We’ve had our share of heat so far this summer, even touching the triple digits in July, and after a short reprieve, we’re back into the 90s this week. Even so, this is a great time of year to take time off from work and spend these long summer days outside, lounging poolside or at a beach, nature park, water park or amusement park. We spend a lot of time outdoors, taking in the fresh air — and with it, those warm but potentially harmful ultraviolet rays.
The sun is dangerous, and in some cases, its effects on our skin can lead to deadly consequences. According to the Maryland Dermatologic Society, approximately 95,000 people in the United States are diagnosed with skin cancer every day. And according to the Melanoma Research Foundation, one person in America dies every day from the disease. One in five Americans will develop skin cancer at some point in their lifetimes, making it the most commonly occurring cancer in the country.
Those are startling statistics. Fortunately, there are a number of measures everyone can take right now to prevent skin cancer.
The MRF advises staying out of the sun during the middle of the day, when UV rays are strongest. If you must be in the sun, wear a wide-brimmed hat and long-sleeved shirt, plus sunglasses with 100% UVA and UVB protection. Apply sunscreen with an SPF label of 15 or higher and wait about 30 minutes before going out in the sun. Reapply that sunscreen about every two hours, or after swimming. Lip balms with an SPF of 15 or higher are also recommended.
Parents are urged to make sure kids ages 6 months and older are protected with sunscreen and hats. Use an umbrella at the beach or pool so little ones can stay in the shade. Infants should always be kept in the shade when outside.

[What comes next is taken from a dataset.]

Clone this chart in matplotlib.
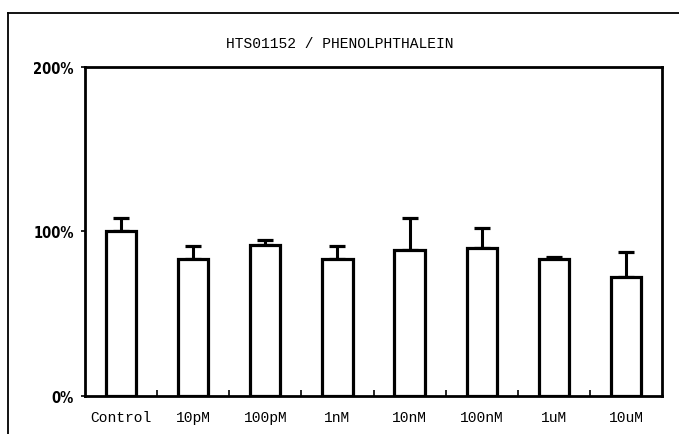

In addition to taking preventative measures, it’s wise to get screened for skin cancer once in a while as well, especially if you see a questionable spot you hadn’t noticed before.
The MRF, along with the American Cancer Society, stresses ABCDE when it comes to skin cancer:
A is for asymmetrical, describing the shape of a mole or spot on the skin. Melanoma lesions are often irregular, where as benign moles are generally symmetrical.
B is for border. Typically, non-cancerous moles have smooth, even borders. Melanoma lesions often have irregular edges that are more difficult to define.
C is for color. The MRF says the presence of more than one color, or the uneven distribution of a mole’s hue can be a warning sign. Benign growths generally are uniform in color.
D is for diameter. Melanoma lesions are often larger than 6 millimeters, or about the width of a pencil eraser.
E is for evolution, or change, in the appearance of a mole. The cancer society stresses that this is the most important factor. Knowing what is normal for you could save your life. If a mole suddenly changes in size, appearance or color, a dermatologist should be consulted immediately.
In 2017, Gov. Larry Hogan joined in the Maryland Dermatologic Society’s effort urging Marylanders to get regular skin cancer screenings, after he previously underwent treatment for non-malignant skin lesions. Hogan said that while his prognosis was “100 percent” cancer free, “I’m gonna keep the sunscreen on, I can tell you that.”
He also enthusiastically signed legislation last year that allows students to bring sunscreen from home and apply it at school without a note from a doctor.
Given the prevalence of skin cancer, the governor’s words are sound advice we could all heed.
Of course, don’t let the statistics keep you from enjoying all the outdoor family fun summer brings. We just ask that you enjoy it safely — and keep slathering on the sunscreen.